I worked my way over to Place de la Concorde and the Champs-Élysées, which I had visited two days prior, before I lost my camera.  I took new photos, but based on the few (horrible quality) pictures I have of this trip, I really must have been trying to limit myself to just that one disposable camera.

Looking down the Champs-Élysées.  That really small fuzzy thing in the center is the Arc de Triomphe.

The only picture of me from this trip.

I just loved the old architecture throughout the city.

After my photo ops, I hopped on the Metro to visit the Musée Carnavalet, because one of my schoolmates recommended it.  It is located inside two mansions and contains historical paintings, decorated rooms, and such.  It was decent and free, but looking back, I should have chose to go to the Picasso Museum over this.

Next, I worked my way over to Notre-Dame Cathedral.  It was nice, but not as beautiful and big as I was expecting.  I just didn't feel that it compared to the magic of Sacré-Cœur.  I had to get to the airport, so I was not able to tour the inside of the church.

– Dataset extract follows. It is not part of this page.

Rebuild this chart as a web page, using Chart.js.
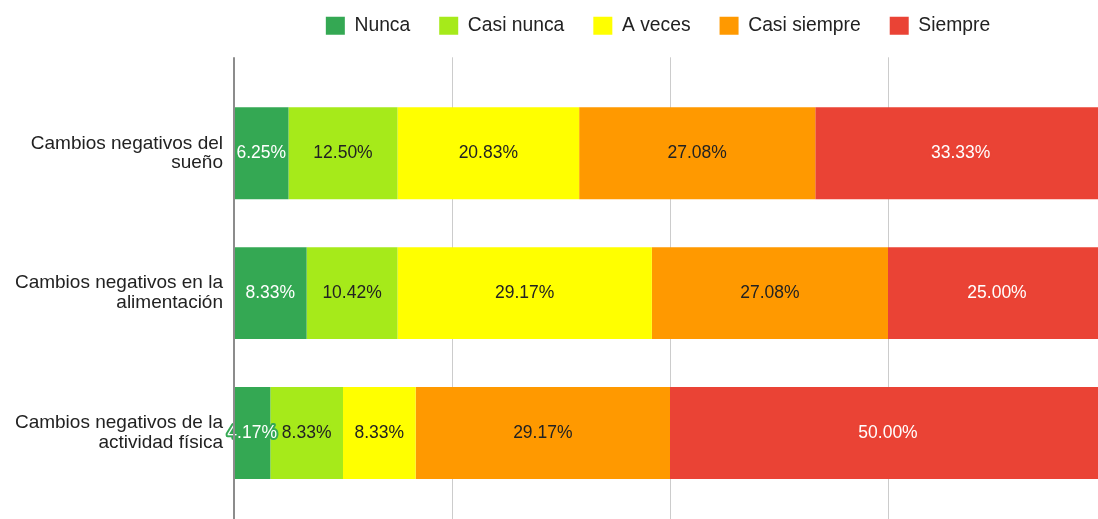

I tried to speak French as much as I could on this trip, and I definitely learned a lot about French art, architecture, and culture.  Plus, I had not come across a truly rude French person once!  That is, until I got to the airport.  I had a few francs left to spend, so while waiting for my flight, I stopped at one of the quick-service cafés in the airport.  In French, I asked for a croissant, which I was very excited to try since I had not eaten one yet while in Paris.  The man behind the counter gave me a nasty look and responded with something to the effect of, "You stupid American.  Don't you know that croissants aren't sold or eaten after breakfast?"  As I walked away, I cursed him under my breath, and I'm sure I was probably ready to cry because I was disappointed and hate when people are mean.  Merci beaucoup for ending my trip on a high note, jerk!